09:12 UTC March Update is being deployed.

09:20 UTC March Update deployed. All systems operational throughout.

February 6th, 2018

Server Update

08:44 UTC February Update is being deployed.

08:47 UTC February Update deployed. All systems operational throughout.

December 5th, 2017

Server Update

08:29 UTC December Update is being deployed.

08:37 UTC December Update deployed. All systems operational throughout.

November 7th, 2017

Server Update

08:50 UTC November Update is being deployed.

09:01 UTC There is quite a lot of live traffic, so we're holding off updating the server for a few minutes to see if it dies down

09:16 UTC November Update deployed. All systems operational throughout.

October 4th, 2017

Minor Outage

12:37 UTC The server was suddenly unavailable for around 40 seconds. We have traced this to an unexpected reboot of all our servers. We will follow this up with our cloud hosting provider to ensure it does not happen again.

Resolved

12:38 UTC All systems are fully operational.

September 26th, 2017

Database Issues

09:36 UTC An incorrect configuration setting led to too many database connections being established, flooding the database.
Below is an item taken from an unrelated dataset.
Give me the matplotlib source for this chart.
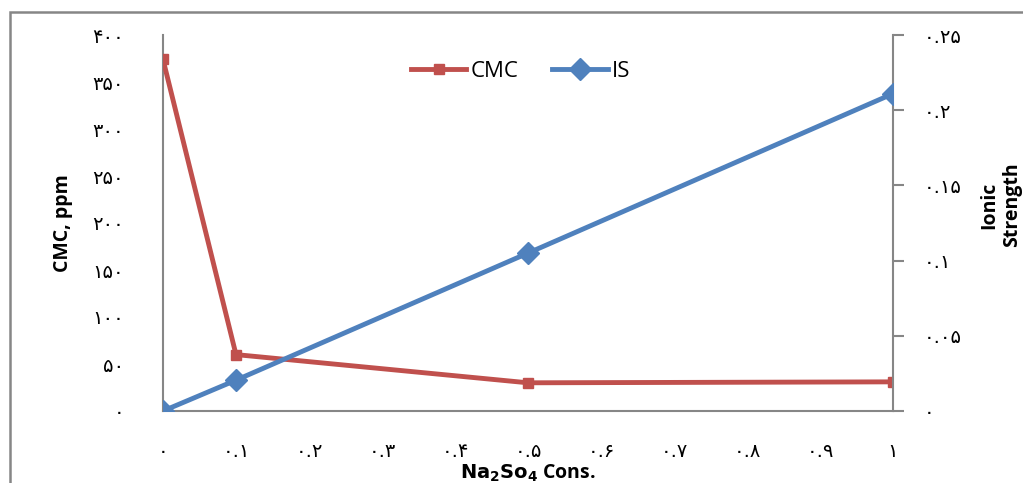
import matplotlib
matplotlib.use("Agg")
import matplotlib.pyplot as plt
from matplotlib.patches import Rectangle

# data
conc = [0, 0.1, 0.5, 1]
cmc = [374, 60, 30, 31]
ionic = [0, 0.0205, 0.105, 0.211]

left_ticks = [0, 50, 100, 150, 200, 250, 300, 350, 400]
right_ticks = [0, 0.05, 0.1, 0.15, 0.2, 0.25]
x_ticks = [0, 0.1, 0.2, 0.3, 0.4, 0.5, 0.6, 0.7, 0.8, 0.9, 1]

fa = str.maketrans("0123456789", "۰۱۲۳۴۵۶۷۸۹")


def persian(v):
    s = ("%.2f" % v).rstrip("0").rstrip(".")
    return s.translate(fa)


red = "#C0504D"
blue = "#4F81BD"
grey = "#868686"
digit_font = ["DejaVu Sans"]

fig = plt.figure(figsize=(10.23, 4.83), dpi=100)
fig.patches.append(Rectangle((10 / 1023, -0.1), 1.2, 1 - 12 / 483 + 0.1,
                             transform=fig.transFigure, fill=False,
                             edgecolor=grey, linewidth=1.8))

ax = fig.add_axes([163 / 1023, 72 / 483, 730 / 1023, 376 / 483])
ax2 = ax.twinx()

l1, = ax.plot(conc, cmc, color=red, linewidth=3.5, marker="s", markersize=7,
              label="CMC", zorder=3)
l2, = ax2.plot(conc, ionic, color=blue, linewidth=3.5, marker="D", markersize=11,
               label="IS", zorder=3)

ax.set_xlim(0, 1)
ax.set_ylim(0, 400)
ax2.set_ylim(0, 0.25)

for a in (ax, ax2):
    for s in a.spines.values():
        s.set_visible(False)
ax.spines["left"].set_visible(True)
ax.spines["bottom"].set_visible(True)
ax2.spines["right"].set_visible(True)
for s in (ax.spines["left"], ax.spines["bottom"], ax2.spines["right"]):
    s.set_color(grey)
    s.set_linewidth(1.5)

ax.set_xticks(x_ticks)
ax.set_xticklabels([persian(v) for v in x_ticks], family=digit_font, fontsize=14)
ax.tick_params(axis="x", length=0, pad=22)
ax.set_yticks(left_ticks)
ax.set_yticklabels([persian(v) for v in left_ticks], family=digit_font, fontsize=14)
ax.tick_params(axis="y", length=0, pad=28)
ax2.set_yticks(right_ticks)
ax2.set_yticklabels([persian(v) for v in right_ticks], family=digit_font, fontsize=14)
ax2.tick_params(axis="y", length=8, width=1.5, color=grey, direction="out", pad=14)

ax.set_ylabel("CMC, ppm", fontsize=14, fontweight="bold", family="Open Sans", labelpad=14)
fig.text(528 / 1023, 1 - 473 / 483, r"$\mathbf{Na_2So_4}$ Cons.", fontsize=14,
         fontweight="bold", family="Open Sans", ha="center", va="center")
fig.text(1001 / 1023, 1 - 205 / 483, "Ionic\nStrength", fontsize=14, fontweight="bold",
         family="Open Sans", rotation=90, ha="center", va="center", linespacing=1.2)

ax.legend([l1, l2], ["CMC", "IS"], loc="upper center", bbox_to_anchor=(0.49, 0.985),
          ncol=2, frameon=False, prop={"family": "Open Sans", "size": 16},
          handlelength=2.5, columnspacing=1.5, handletextpad=0.2)

fig.savefig("out.png", dpi=100)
09:42 UTC The database connections have been cooled. Everything appears to be back to normal, but we will continue monitoring the situation.

Resolved

10:10 UTC The database load is back to normal. All systems are fully operational.

September 26th, 2017

Server Update

07:20 UTC October Update is being deployed.

07:34 UTC October Update deployed. All systems operational throughout.

September 12th, 2017

Database Issues

04:00 UTC A migration that was scheduled to run in the background is taking far longer than expected and consuming all database resources. The development team are working to try and speed it up.

09:19 UTC The migration is still running.

13:43 UTC Good grief - this is taking forever. Sorry everyone. We've weighed up the pros and cons of trying to intervene, but we think that any attempt to meddle is just going to create more problems that will take even longer to clear up. We think we just need to sit on our hands and wait.

Resolved

14:10 UTC The migration is now complete and all services are operational.